Спустя долгих пять лет, когда Деникин сделался главнокомандующим «Добровольческой» армии, я, организуя в качестве начальника штаба Реввоенсовета Республики вооружённый отпор рвущимся к Москве бандам белогвардейцев-деникинцев, не раз вспоминал разговор в Золочеве и думал, что и развязанную с его помощью гражданскую войну новоявленный белый «вождь» расценивал по той же стереотипной формуле: «боишко, чинишко, орденишко».
Вскоре после нашей встречи в Золочеве хлопоты Деникина увенчались успехом: он был назначен начальником 4-й стрелковой бригады и, получив, наконец, строевую должность с правами начальника дивизии, вступил на желанный путь быстрого продвижения к «чинишкам» и «орденишкам». [...]
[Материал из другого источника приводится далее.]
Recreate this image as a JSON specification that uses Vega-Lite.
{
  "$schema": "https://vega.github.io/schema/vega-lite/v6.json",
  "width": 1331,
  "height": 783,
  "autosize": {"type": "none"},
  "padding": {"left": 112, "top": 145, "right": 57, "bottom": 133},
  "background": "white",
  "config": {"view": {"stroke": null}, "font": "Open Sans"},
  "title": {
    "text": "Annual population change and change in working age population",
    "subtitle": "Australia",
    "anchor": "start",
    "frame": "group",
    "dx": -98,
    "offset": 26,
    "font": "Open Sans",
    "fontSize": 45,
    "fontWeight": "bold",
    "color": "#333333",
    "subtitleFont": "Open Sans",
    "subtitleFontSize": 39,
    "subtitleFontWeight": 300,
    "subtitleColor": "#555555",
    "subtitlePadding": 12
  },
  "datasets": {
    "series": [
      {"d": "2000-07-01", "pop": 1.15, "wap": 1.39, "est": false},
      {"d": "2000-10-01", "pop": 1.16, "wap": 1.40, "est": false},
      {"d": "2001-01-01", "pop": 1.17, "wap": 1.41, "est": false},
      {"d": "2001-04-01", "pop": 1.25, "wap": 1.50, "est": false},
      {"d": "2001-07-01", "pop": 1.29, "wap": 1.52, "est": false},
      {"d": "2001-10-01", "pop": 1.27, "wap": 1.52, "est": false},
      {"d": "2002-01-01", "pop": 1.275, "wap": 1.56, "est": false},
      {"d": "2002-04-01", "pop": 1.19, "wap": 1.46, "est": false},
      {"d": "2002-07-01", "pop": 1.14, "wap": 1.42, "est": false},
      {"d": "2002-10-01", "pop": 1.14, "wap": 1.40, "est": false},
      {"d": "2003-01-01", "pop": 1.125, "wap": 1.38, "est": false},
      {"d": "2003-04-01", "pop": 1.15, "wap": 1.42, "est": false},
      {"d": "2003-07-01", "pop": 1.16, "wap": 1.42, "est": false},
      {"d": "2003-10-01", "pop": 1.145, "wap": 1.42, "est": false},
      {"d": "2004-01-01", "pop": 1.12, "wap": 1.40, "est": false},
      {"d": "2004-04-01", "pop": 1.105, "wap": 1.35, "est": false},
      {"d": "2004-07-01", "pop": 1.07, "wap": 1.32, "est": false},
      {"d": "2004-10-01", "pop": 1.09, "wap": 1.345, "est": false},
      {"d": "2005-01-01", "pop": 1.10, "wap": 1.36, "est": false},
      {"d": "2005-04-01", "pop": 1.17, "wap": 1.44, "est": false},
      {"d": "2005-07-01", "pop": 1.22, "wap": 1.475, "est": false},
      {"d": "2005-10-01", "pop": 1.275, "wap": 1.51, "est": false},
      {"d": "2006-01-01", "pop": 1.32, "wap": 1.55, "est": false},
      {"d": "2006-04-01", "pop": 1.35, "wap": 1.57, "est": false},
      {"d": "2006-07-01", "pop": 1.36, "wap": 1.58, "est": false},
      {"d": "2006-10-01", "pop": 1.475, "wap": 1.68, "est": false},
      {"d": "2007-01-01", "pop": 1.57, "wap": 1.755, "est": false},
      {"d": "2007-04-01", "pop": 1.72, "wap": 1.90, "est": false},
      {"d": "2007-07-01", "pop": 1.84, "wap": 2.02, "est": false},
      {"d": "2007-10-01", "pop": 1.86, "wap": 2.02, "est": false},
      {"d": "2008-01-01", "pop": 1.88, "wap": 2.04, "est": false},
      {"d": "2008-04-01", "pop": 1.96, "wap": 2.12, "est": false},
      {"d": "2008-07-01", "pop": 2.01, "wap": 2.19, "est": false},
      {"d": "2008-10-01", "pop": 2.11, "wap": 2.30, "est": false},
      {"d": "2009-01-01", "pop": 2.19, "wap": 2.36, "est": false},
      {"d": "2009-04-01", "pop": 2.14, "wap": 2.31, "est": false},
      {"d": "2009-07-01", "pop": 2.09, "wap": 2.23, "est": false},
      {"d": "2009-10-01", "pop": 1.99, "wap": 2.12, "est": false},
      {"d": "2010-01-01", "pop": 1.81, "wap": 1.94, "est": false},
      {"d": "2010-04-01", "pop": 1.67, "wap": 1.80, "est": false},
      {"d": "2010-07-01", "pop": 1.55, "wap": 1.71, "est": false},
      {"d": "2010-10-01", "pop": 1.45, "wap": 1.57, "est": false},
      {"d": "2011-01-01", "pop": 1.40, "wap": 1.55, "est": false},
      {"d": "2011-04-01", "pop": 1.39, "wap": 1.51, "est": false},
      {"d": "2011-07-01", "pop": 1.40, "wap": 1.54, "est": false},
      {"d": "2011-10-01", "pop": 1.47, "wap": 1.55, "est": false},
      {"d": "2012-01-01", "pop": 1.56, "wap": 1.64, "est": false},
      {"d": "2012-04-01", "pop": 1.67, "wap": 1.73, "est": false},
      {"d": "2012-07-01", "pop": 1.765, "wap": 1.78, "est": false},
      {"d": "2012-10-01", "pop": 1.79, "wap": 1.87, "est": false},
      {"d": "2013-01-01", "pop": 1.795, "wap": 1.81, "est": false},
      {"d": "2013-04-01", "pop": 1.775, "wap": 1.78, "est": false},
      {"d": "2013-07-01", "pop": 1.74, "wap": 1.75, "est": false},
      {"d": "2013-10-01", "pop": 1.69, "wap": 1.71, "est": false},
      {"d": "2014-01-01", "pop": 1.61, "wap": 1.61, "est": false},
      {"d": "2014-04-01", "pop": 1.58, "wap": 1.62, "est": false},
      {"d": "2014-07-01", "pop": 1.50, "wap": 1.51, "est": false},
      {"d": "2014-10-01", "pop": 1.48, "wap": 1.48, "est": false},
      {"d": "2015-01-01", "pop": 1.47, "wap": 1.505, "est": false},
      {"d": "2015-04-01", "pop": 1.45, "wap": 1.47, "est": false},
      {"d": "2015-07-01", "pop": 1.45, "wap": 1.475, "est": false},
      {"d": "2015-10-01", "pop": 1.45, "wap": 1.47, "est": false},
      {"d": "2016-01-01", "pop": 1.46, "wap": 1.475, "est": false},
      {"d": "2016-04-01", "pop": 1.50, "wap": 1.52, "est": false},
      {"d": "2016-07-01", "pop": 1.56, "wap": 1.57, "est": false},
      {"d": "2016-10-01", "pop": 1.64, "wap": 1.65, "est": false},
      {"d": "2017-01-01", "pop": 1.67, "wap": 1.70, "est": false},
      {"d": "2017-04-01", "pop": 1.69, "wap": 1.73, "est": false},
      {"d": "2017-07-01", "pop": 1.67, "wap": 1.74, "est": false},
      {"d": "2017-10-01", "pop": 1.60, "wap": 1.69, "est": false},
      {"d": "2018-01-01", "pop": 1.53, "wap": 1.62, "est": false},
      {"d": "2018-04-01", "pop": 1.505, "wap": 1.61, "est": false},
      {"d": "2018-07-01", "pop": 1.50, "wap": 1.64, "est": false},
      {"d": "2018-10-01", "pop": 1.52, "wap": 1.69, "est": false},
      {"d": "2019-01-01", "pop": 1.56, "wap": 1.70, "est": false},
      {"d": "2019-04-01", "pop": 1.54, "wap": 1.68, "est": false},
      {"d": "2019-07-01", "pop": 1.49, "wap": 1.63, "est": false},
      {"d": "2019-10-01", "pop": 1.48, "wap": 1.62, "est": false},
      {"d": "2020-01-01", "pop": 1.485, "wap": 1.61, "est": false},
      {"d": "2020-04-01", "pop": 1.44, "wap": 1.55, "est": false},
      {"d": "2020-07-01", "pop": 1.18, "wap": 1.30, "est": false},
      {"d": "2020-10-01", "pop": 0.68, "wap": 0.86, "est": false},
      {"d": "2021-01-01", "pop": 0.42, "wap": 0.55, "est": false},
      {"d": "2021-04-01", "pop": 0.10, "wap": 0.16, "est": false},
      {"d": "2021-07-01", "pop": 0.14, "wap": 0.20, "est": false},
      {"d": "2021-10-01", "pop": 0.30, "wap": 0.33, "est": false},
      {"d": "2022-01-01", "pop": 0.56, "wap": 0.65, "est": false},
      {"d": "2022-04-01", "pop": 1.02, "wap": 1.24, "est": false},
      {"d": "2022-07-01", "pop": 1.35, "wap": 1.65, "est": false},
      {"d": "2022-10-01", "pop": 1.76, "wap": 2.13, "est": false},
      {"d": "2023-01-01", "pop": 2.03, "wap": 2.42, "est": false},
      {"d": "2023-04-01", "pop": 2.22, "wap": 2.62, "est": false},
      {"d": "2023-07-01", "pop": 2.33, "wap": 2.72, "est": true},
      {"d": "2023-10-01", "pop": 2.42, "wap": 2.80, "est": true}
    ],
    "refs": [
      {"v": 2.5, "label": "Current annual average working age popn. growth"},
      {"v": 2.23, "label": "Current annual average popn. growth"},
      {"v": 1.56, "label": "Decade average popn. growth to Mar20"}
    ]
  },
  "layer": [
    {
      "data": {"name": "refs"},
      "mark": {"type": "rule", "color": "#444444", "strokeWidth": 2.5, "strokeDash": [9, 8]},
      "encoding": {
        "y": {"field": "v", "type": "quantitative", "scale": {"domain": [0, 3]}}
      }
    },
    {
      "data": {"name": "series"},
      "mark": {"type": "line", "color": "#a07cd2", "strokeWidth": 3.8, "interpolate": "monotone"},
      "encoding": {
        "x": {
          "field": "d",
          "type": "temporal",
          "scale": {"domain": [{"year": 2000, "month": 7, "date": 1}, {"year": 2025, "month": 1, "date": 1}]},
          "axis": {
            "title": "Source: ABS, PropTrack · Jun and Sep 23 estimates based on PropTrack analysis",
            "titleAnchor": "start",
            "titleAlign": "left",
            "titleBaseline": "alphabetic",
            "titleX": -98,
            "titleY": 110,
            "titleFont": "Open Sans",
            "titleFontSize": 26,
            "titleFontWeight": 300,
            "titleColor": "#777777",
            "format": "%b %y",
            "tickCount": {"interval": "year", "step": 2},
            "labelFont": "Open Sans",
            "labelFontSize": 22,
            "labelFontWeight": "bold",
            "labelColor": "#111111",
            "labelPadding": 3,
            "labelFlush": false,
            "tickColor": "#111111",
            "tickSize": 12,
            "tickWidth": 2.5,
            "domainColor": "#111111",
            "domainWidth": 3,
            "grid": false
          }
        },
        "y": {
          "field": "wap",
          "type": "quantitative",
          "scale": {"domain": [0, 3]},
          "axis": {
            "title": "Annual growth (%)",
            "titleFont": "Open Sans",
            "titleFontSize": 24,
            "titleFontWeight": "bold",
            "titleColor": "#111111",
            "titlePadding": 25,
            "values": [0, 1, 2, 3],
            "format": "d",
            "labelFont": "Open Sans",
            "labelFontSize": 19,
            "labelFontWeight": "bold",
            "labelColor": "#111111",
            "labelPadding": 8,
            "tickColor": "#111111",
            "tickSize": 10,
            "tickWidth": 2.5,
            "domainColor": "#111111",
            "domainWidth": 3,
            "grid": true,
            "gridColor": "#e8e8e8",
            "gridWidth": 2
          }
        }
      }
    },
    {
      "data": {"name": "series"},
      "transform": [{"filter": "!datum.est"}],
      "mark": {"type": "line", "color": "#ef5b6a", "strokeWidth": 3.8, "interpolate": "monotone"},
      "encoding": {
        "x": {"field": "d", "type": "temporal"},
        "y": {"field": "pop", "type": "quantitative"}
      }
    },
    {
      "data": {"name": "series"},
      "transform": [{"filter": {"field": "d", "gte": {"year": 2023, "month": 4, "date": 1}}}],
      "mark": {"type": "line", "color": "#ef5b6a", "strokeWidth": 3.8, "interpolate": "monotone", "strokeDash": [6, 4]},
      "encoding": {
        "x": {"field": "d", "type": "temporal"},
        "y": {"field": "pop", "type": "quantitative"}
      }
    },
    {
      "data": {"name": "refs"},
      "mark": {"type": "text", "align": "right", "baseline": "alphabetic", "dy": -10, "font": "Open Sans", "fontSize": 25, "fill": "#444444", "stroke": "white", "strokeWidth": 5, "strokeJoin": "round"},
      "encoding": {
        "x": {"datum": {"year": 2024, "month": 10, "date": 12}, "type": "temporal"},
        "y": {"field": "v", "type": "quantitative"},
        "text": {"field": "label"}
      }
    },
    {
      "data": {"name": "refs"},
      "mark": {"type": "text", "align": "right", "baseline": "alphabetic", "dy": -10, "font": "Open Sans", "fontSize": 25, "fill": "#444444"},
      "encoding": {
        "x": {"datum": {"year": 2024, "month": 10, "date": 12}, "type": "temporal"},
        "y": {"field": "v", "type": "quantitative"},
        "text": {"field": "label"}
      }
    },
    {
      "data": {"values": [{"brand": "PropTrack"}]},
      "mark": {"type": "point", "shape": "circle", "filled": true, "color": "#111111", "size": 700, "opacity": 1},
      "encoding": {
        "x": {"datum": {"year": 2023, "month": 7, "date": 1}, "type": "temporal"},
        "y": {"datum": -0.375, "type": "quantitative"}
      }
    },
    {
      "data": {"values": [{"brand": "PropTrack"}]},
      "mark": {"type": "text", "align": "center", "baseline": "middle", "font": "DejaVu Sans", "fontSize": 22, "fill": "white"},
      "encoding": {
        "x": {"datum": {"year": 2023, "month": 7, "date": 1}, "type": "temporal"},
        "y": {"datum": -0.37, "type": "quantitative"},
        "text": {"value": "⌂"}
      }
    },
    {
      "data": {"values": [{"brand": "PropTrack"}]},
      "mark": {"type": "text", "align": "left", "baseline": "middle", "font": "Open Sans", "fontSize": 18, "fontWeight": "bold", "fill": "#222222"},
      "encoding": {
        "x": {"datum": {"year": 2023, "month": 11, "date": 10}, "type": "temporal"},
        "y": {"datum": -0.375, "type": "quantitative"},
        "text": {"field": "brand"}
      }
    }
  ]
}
В брошенном доме оказалось множество всякого рода диванов и кроватей с пружинными матрацами, и, хотя мы были без вещей, отправленных в Жолкев, нам удалось неплохо отдохнуть после трудного дня.
После необычного ливня установилась холодная сырая погода. Большую часть стёкол в доме кто-то выбил, в комнатах было на редкость холодно и мрачно.
К вечеру в Каменку приехал Рузский. С ним прибыли и вестовые нашего походного штабного собрания. В обширном зале зашумел самовар, появились закуски и кое-какая выпивка, все обогрелись и ожили.
Перенесённые в район Равы-Русской бои приняли затяжной характер, и, переехав из Каменки в Жолкев, мы надолго застряли в его отлично сохранившемся замке. В служебные часы офицеры штаба разбредались по многочисленным комнатам, но к обеду и к ужину все собирались в огромной готической столовой. Приходил и Рузский, охотно вступавший в общую беседу.
Ещё в первые дни нашего пребывания в Жолкеве до штаба стали доходить подробности катастрофы, постигшей в Восточной Пруссии 1-ю и 2-ю армии. Говорили чуть ли не о полной гибели обеих армий. Передавали, что генерал Самсонов застрелился, а командовавший 1-й армией генерал Ренненкампф остался жив, не подлежит суду.